Production Rate and ROI Calculation

The business case for an automatic pipe threading lathe is built on three quantifiable improvements over manual threading operations: throughput rate, labour cost per piece, and scrap rate reduction. Realistic production scenarios illustrate the scale of these improvements:

Throughput Comparison — Manual vs. Automatic

A skilled two-operator team on a manual threading lathe threading 4.5-inch diameter API line pipe achieves approximately 80–100 pieces per 8-hour shift, limited primarily by the loading, chucking, and gauging time between cuts. An automatic threading lathe with roller conveyor loading threading the same product at a 75-second cycle time produces 384 pieces per 8-hour shift running at 90% availability — a 3.8 to 4.8-fold throughput increase from a single machine serviced by one monitoring operator rather than two active operators.

Scrap Rate Reduction

Manual threading operations on well-maintained equipment produce scrap rates of 1.5–3.5% from dimensional non-conformances, primarily due to tool wear progression between manual inspection intervals and operator variability in setup. Automatic machines with in-process gauging and automatic tool wear compensation maintain scrap rates below 0.3% in well-documented production environments. For OCTG pipe at $40–120 per piece, a scrap rate reduction from 2.5% to 0.3% on a 1,000-piece per day line represents $880–2,640 per day in recovered material value.
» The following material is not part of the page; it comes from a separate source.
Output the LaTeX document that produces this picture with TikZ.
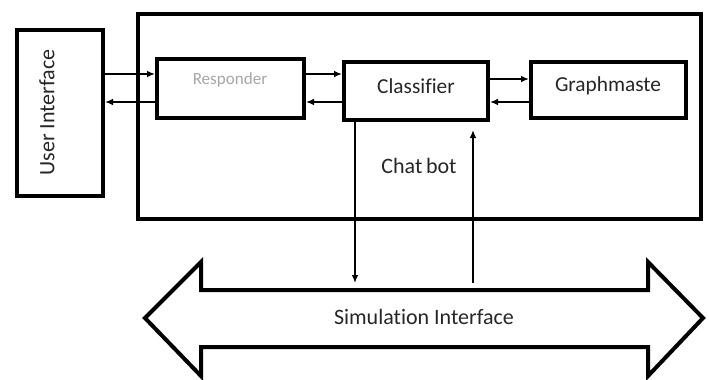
\documentclass[tikz,border=0pt]{standalone}
\usepackage{fontspec}
\setmainfont[Ligatures={NoCommon}]{Carlito}
\usetikzlibrary{arrows.meta,calc}
\begin{document}
\begin{tikzpicture}[x=0.75pt,y=-0.75pt,
  box/.style={draw,line width=3pt,inner sep=0pt},
  lbl/.style={text=black!85,font=\fontsize{16}{18}\selectfont},
  flow/.style={line width=1.1pt,-{Latex[length=6pt,width=5pt]}},
  bigarrow/.style={draw,line width=3pt,line join=miter}]
\useasboundingbox (0,0) rectangle (709,379);
\node[box,minimum width=563*0.75pt,minimum height=205*0.75pt] (chat) at (419.5,116.5) {};
\node[box,minimum width=86*0.75pt,minimum height=166*0.75pt] (ui) at (60,113) {};
\node[lbl,rotate=90,font=\fontsize{16.5}{18}\selectfont] (uil) at (47,112.5) {User Interface};
\node[box,minimum width=147*0.75pt,minimum height=59*0.75pt] (resp) at (230.5,88.5) {};
\node[text=black!35,font=\fontsize{12.8}{14}\selectfont] (respl) at (230,80) {Responder};
\node[box,minimum width=144*0.75pt,minimum height=58*0.75pt] (cls) at (416,91) {};
\node[lbl] (clsl) at (416,86) {Classifier};
\node[box,minimum width=155*0.75pt,minimum height=56*0.75pt] (gm) at (608.5,90) {};
\node[lbl] (gml) at (608,86) {Graphmaste};
\node[lbl,font=\fontsize{16.5}{18}\selectfont] (chatl) at (419,166) {Chat\,bot};
% big double arrow
\draw[bigarrow] (145,318) -- (201,262) -- (201,290) -- (648,290) -- (648,262) -- (703,318) -- (648,376) -- (648,347) -- (201,347) -- (201,376) -- cycle;
\node[lbl,font=\fontsize{16.5}{18}\selectfont] (sim) at (424,317) {Simulation Interface};
\coordinate (ya) at (0,74);
\coordinate (yb) at (0,102);
\coordinate (yc) at (0,79);
\coordinate (simtop) at (0,283);
\coordinate (xd) at (355,0);
\coordinate (xu) at (473,0);
\coordinate (ybot) at (0,130);
% connectors
\draw[flow] (ui.east |- ya) -- (resp.west |- ya);
\draw[flow] (resp.west |- yb) -- (ui.east |- yb);
\draw[flow] (resp.east |- ya) -- (cls.west |- ya);
\draw[flow] (cls.west |- yb) -- (resp.east |- yb);
\draw[flow] (cls.east |- yc) -- (gm.west |- yc);
\draw[flow] (gm.west |- yb) -- (cls.east |- yb);
\draw[flow] (cls.south -| xd) -- (xd |- simtop);
\draw[flow] (xu |- simtop) -- (xu |- ybot);
\end{tikzpicture}
\end{document}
Selecting an Automatic Pipe Threading Lathe — Decision Criteria

• Pipe diameter range and wall thickness: Define the minimum and maximum pipe OD and wall thickness in your product mix. The machine must chuck reliably at both extremes — thin-wall pipe requires lower clamping pressure and different jaw configurations than heavy-wall pipe of the same OD. Specifying for the average rather than the extremes results in a machine that cannot run the full product range without retooling delays.
• Thread standards required: List every thread form the machine must produce, including any premium connection licenses you hold or plan to acquire. Verify with the machine builder that each thread form is supported by a validated CNC program, not just a claim of compatibility. Request sample parts for qualification before machine acceptance.
• Required output rate and shift pattern: Calculate the required pieces per shift from your production plan, then divide by the expected availability (typically 85–92% for a well-maintained CNC threading lathe) and the cycle time to determine whether one machine meets the requirement or whether two machines in parallel are needed. Over-specifying a single machine to achieve higher cycle times than needed is less flexible than two standard machines that provide redundancy.
• Pipe length and weight handling: Confirm that the loading system is rated for the heaviest pipe in your mix. A 13.375-inch diameter, 12-metre long P110 casing joint weighs approximately 2,100 kg — the loading conveyor, steady rests, and outfeed system must all be rated for this mass with an appropriate safety margin.
• Coolant system specification: Threading generates significant heat and chip volume. A high-pressure through-coolant system (70–100 bar, 40–60 L/min flow rate) delivers cutting fluid directly to the tool-workpiece interface, extending carbide insert life by 40–80% compared to flood coolant and significantly improving chip evacuation on deep thread engagement. Verify that the coolant system is matched to the machine's thread-cutting parameters, not merely adequate for general turning.
• Control system and Industry 4.0 connectivity: Modern automatic threading lathes should provide OPC-UA or MTConnect data output for integration with factory MES and quality management systems. In-process gauging data, tool wear parameters, cycle times, and alarm logs should be logged automatically and accessible for SPC analysis — this data connectivity is increasingly a customer requirement in OCTG supply chains where API Q1 and Q2 quality management standards apply.